Definition: Let $p$ be a seminorm on some space $X$. A sequence $(x_n)$ in $X$ is said to be Cauchy with respect to $p$ if for any $\epsilon > 0$, there is an $N > 0$ such that $p(x_m - x_n) < \epsilon$ for all $m,n>N$.
Problem: Let $V$ be an open subset of $\mathbb{C}^n$ and let $\mathcal{A}(V)$ be the set of all analytic functions on $V$. For any compact subset $K$ of $V$, define the seminorm $p_K$ omn $\mathcal{A}(V)$ by $$p_k(f) = \max_{x \in K} {|f(x)|}.$$
Suppose $(f_n)$ is a sequence in $\mathcal{A}(V)$ that is Cauchy with respect to all $p_K$. Show that there is an $f \in \mathcal{A}(V)$ such that for all $K$, $p_K(f_n -f) \to 0$ as $n \to \infty$.
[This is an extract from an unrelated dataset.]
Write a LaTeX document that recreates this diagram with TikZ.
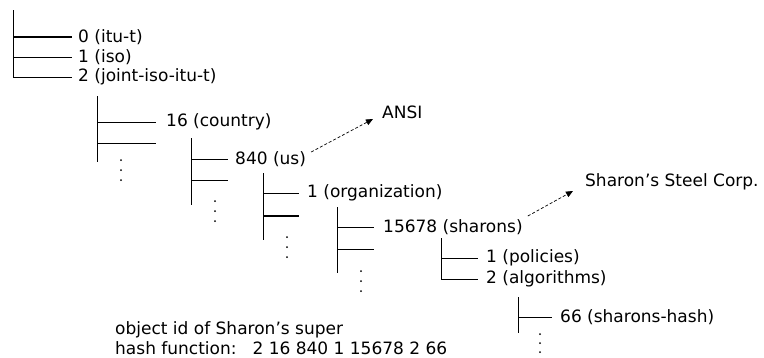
\documentclass[tikz,border=0pt]{standalone}
\usepackage{fontspec}
\setmainfont{DejaVu Sans}
\usetikzlibrary{arrows.meta,calc}
\begin{document}
\begin{tikzpicture}[x=1pt,y=-1pt,
  lbl/.style={anchor=west,inner sep=0pt,font=\fontsize{17}{19}\selectfont},
  stem/.style={line width=0.9pt},
  branch/.style={line width=0.9pt,shorten >=7pt},
  heavy/.style={line width=1.8pt},
  ref/.style={line width=0.7pt,dash pattern=on 3pt off 2pt,
              -{Triangle[length=7pt,width=6pt]}},
  dot/.style={fill=black}]
\useasboundingbox (0,0) rectangle (764,357);

% ---- level 1: root ----
\coordinate (v1t) at (13,10);  \coordinate (v1b) at (13,77);
\node[lbl] (itut)  at (78,37) {0 (itu-t)};
\node[lbl] (iso)   at (78,57) {1 (iso)};
\node[lbl] (joint) at (78,77) {2 (joint-iso-itu-t)};
\draw[stem] (v1t) -- (v1b);
\draw[branch,heavy,shorten >=6pt] (v1t |- itut.west) -- (itut.west);
\draw[branch,shorten >=6pt] (v1t |- iso.west) -- (iso.west);
\draw[branch,shorten >=6pt] (v1t |- joint.west) -- (joint.west);

% ---- level 2 ----
\coordinate (v2t) at (97,96);  \coordinate (v2b) at (97,162);
\node[lbl] (country) at (166,122) {16 (country)};
\coordinate (e2) at (156,143);
\draw[stem] (v2t) -- (v2b);
\draw[branch,shorten >=10pt] (v2t |- country.west) -- (country.west);
\draw[stem] (v2t |- e2) -- (e2);
\foreach \yy in {160,170,180} \fill[dot] (121,\yy) circle (1pt);

% ---- level 3 ----
\coordinate (v3t) at (191,138);  \coordinate (v3b) at (191,205);
\node[lbl] (us) at (235,159) {840 (us)};
\coordinate (e3) at (228,180);
\draw[stem] (v3t) -- (v3b);
\draw[branch] (v3t |- us.west) -- (us.west);
\draw[stem] (v3t |- e3) -- (e3);
\foreach \yy in {201,211,221} \fill[dot] (215,\yy) circle (1pt);

% ---- level 4 ----
\coordinate (v4t) at (263,173);  \coordinate (v4b) at (263,240);
\node[lbl] (org) at (307,193) {1 (organization)};
\coordinate (e4) at (299,216);
\draw[stem] (v4t) -- (v4b);
\draw[branch,shorten >=8pt] (v4t |- org.west) -- (org.west);
\draw[heavy] (v4t |- e4) -- (e4);
\foreach \yy in {237,247,257} \fill[dot] (287,\yy) circle (1pt);

% ---- level 5 ----
\coordinate (v5t) at (337,207);  \coordinate (v5b) at (337,273);
\node[lbl] (sharons) at (383,227) {15678 (sharons)};
\coordinate (e5) at (374,249);
\draw[stem] (v5t) -- (v5b);
\draw[branch,shorten >=9pt] (v5t |- sharons.west) -- (sharons.west);
\draw[stem] (v5t |- e5) -- (e5);
\foreach \yy in {271,281,291} \fill[dot] (361,\yy) circle (1pt);

% ---- level 6 ----
\coordinate (v6t) at (441,238);
\node[lbl] (pol) at (486,258) {1 (policies)};
\node[lbl] (alg) at (486,279) {2 (algorithms)};
\draw[stem] (v6t) -- (v6t |- alg.west);
\draw[branch,shorten >=8pt] (v6t |- pol.west) -- (pol.west);
\draw[branch,shorten >=8pt] (v6t |- alg.west) -- (alg.west);

% ---- level 7 ----
\coordinate (v7t) at (518,297);  \coordinate (v7b) at (518,333);
\node[lbl] (hash) at (560,317) {66 (sharons-hash)};
\draw[stem] (v7t) -- (v7b);
\draw[branch,shorten >=8pt] (v7t |- hash.west) -- (hash.west);
\foreach \yy in {334,343,352} \fill[dot] (540,\yy) circle (1pt);

% ---- registrars ----
\node[lbl] (ansi) at (382,112) {ANSI};
\node[lbl] (steel) at (585,182) {Sharon’s Steel Corp.};
\draw[ref] ($(us.east)+(5,-7)$) -- ($(ansi.west)+(-9,7)$);
\draw[ref] ($(sharons.east)+(5,-11)$) -- ($(steel.west)+(-12,9)$);

% ---- caption ----
\node[lbl] (cap1) at (115,330) {object id of Sharon’s super};
\node[lbl] (cap2) at (115,348) {hash function:\hspace{16pt}2 16 840 1 15678 2 66};
\end{tikzpicture}
\end{document}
My Attempt: For each $K$, denote by $E(K)$ the space of all functions continuous on $K$ and holomorphic in its interior. Then $p_k$ is in fact a norm on $E(K)$ and $E(K)$ is a Banach space under this norm. Clearly, $\mathcal{A}(V)$ is a subspace of $E(K)$ for any $K$.
If $(f_n)$ is Cauchy with respect to each $p_K$, then for each $K$, there is a $g_K \in E(K)$ such that $f_n \to g_K$ in $E(K)$.
... I'm stuck at this step. I think I should be able to use the $g_K$'s to explicitly define the limit $f$ but I can't seem to think of a way to do that. Any help would be appreciated. Thanks!
You must know the following result: Uniform Limit of Analytic Functions is Analytic.
Now, let $(f_n)$ be Cauchy with respect to each $p_K$. Since $C(K)=\left\{f:K\rightarrow\mathbb{C}:f\text{ is continuous}\right\}$ is complete with the supremum norm (which is simply $p_K$) and $f_n|_K\in C(K)$, there exists $g_K\in C(K)$ such that $f_n|_K\rightarrow g_K$ uniformly (in $K$). Since each $f_n$ is analytic in $K$, so is $g_K$.
It's easy to show that, given compacts $K$ and $L$, we have $g_K|_{K\cap L}=g_L|_{K\cap L}$.
Define $g:V\rightarrow\mathbb{C}$ by $g(x)=g_{\left\{x\right\}}(x)$. Then $g|_K=g_K$ for every compact $K$, so $g$ is analytic when restricted to compact sets. Since analyticity is a local property and $V$ is locally compact, then $g$ is analytic in $V$.